Hekaton is Memory-Optimized but durable.  Very high performance OLTP Engine.  Fully integrated into SQL server 2014 ad completely architected for modern CPUs.

The Deck is already posted and Dr. DeWitt tells us to go get them.  Oh and VOTE for #Hekaton to be the name on twitter!!

A new Query engine was introduced in SQL 2014, why?  Historically OLTP performance improvements were the result of CPU Performance doubling every 2 years.  CPU's are not doubling anymore and we've got to find increases.  That well is running dry.

How did they choose the name Hekaton?  They wanted 100K improvement.

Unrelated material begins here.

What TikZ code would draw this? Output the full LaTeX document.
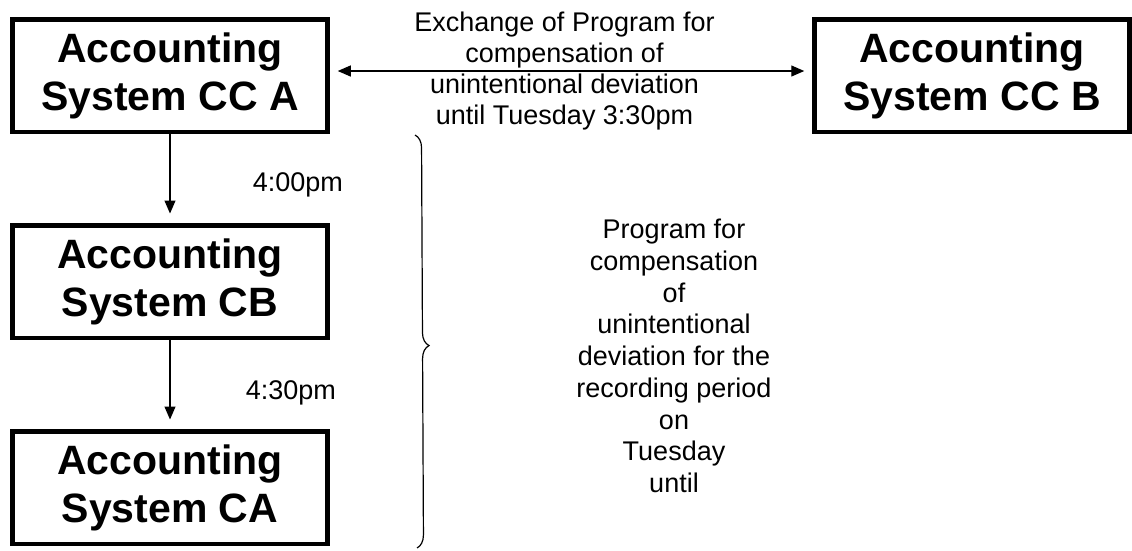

Hekaton is a mythical creature with 100 Heads and 100 arms.  They don't get 100K, but they do get around 30 x.

In order to make things go faster you need to reduce the instruction set for the CPU.

8:40 am  Bill Graziano is now out, he's thanking Douglas for his 6 years of hard work on the Board.  Rob Farley also get's a nice honorable mention for his hard work.  Rushabh Mehta is on stage.  Rushabh is the immediate PASS president.  He has been on the Board or working on the Executive committee for PASS.

Thomas Larock, the one and only SQLRockstar the new incoming PASS President takes the stage.  He introduces the new board members and Executive committee for the next year.

Tom great's us with hashtags.  Next Year's PASS Summit will be November 4th - 7th back in Seattle next year.

8:30 am Douglas McDowell is up on stage doing the recap of finances for the year.  PASS holds the financial meeting because we don't travel just for a budgetary process, since they are a non profit and we are all members, they give us a transparent look at the funds.

PASS has done well this year, the majority of the funds that sustain us through the year come from the PASS Summit.

Last year PASS spent $7.6 MILLION DOLLARS, que the picture of Dr Evil.  30% of the money spent was focused on international growth and chapters.

In short PASS is in good financial state.

Hello Dear Reader!  Getting ready for the Day 2 Keynote for the 2013 PASS Summit.  Just a quick reminder the way it works is head down to the bottom and read from the beginning. And away we go!